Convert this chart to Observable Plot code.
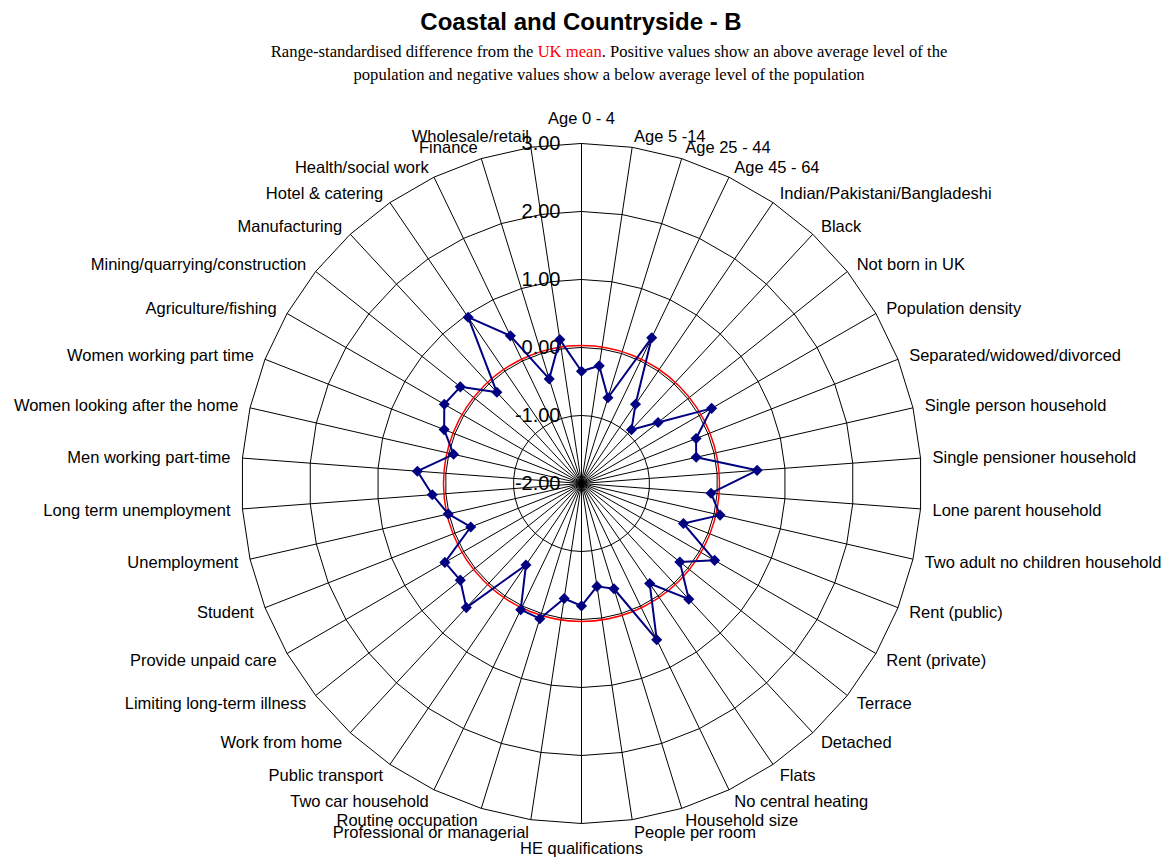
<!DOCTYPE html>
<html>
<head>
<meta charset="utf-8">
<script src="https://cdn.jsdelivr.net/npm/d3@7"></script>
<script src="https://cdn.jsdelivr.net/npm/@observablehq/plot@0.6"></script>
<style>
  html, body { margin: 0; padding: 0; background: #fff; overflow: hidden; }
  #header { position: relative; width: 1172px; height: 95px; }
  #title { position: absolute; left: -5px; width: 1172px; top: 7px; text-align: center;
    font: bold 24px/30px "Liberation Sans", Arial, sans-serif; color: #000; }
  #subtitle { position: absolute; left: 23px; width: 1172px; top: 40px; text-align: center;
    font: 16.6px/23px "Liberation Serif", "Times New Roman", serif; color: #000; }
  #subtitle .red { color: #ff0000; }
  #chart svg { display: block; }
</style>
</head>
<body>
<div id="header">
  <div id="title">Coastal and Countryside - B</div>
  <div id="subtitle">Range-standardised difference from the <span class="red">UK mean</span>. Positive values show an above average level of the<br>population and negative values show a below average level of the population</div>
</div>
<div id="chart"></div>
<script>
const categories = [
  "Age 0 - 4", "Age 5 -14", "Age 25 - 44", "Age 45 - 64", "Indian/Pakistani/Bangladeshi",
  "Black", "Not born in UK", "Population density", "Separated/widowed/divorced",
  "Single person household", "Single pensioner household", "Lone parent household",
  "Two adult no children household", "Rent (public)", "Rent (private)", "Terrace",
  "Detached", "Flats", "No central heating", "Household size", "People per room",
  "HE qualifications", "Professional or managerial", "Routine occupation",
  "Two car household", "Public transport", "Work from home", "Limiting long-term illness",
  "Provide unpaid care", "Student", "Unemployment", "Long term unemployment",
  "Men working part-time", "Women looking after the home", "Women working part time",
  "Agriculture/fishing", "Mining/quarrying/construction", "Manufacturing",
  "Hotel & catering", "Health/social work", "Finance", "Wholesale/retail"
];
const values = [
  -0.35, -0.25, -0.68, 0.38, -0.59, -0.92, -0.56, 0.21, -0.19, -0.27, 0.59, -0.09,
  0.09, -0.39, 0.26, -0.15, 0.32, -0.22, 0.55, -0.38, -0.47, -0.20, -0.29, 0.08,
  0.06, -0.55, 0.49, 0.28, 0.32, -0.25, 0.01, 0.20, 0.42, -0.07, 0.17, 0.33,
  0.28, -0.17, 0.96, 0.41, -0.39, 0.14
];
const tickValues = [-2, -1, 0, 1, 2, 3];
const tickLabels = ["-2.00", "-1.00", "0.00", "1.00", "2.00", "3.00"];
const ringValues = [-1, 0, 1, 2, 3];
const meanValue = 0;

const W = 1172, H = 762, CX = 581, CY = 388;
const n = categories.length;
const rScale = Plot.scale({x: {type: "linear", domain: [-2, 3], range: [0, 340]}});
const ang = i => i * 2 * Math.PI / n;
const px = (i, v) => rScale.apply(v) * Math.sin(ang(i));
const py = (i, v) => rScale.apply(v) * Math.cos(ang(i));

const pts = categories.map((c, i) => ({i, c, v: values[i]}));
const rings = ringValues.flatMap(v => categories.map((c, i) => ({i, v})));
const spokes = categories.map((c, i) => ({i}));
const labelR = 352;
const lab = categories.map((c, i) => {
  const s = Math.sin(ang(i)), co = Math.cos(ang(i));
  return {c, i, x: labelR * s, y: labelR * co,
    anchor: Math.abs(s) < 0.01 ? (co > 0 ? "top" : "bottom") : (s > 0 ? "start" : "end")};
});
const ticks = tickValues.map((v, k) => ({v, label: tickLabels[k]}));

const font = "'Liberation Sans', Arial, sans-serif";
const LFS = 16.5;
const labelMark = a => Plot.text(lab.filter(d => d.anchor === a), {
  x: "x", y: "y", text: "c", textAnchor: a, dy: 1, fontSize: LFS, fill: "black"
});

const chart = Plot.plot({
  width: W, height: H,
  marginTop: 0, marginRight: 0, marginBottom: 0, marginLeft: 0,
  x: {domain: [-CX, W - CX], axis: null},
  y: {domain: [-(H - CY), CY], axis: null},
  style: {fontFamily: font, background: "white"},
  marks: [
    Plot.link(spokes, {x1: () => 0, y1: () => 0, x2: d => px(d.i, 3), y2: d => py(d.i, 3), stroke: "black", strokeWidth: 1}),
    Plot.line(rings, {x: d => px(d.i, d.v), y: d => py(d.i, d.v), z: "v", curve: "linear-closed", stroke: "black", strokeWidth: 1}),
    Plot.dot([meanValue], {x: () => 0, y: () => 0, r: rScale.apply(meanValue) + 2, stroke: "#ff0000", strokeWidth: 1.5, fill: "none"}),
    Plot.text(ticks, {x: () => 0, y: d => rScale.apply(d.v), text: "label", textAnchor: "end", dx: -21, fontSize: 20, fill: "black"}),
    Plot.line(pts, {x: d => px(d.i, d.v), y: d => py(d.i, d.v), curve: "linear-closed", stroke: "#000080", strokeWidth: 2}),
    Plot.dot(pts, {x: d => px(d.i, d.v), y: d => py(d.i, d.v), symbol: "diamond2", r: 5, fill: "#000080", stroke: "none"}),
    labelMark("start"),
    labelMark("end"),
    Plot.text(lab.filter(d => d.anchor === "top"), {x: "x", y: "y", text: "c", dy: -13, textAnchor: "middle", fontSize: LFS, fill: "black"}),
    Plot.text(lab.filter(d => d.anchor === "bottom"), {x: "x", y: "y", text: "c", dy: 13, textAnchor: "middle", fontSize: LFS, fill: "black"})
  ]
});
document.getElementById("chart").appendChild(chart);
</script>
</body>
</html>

◆ Instruction: Which lines contain the word "chart"? Copy each one.

◆ Answer to the task:
Convert this chart to Observable Plot code.
  #chart svg { display: block; }
<div id="chart"></div>
const chart = Plot.plot({
document.getElementById("chart").appendChild(chart);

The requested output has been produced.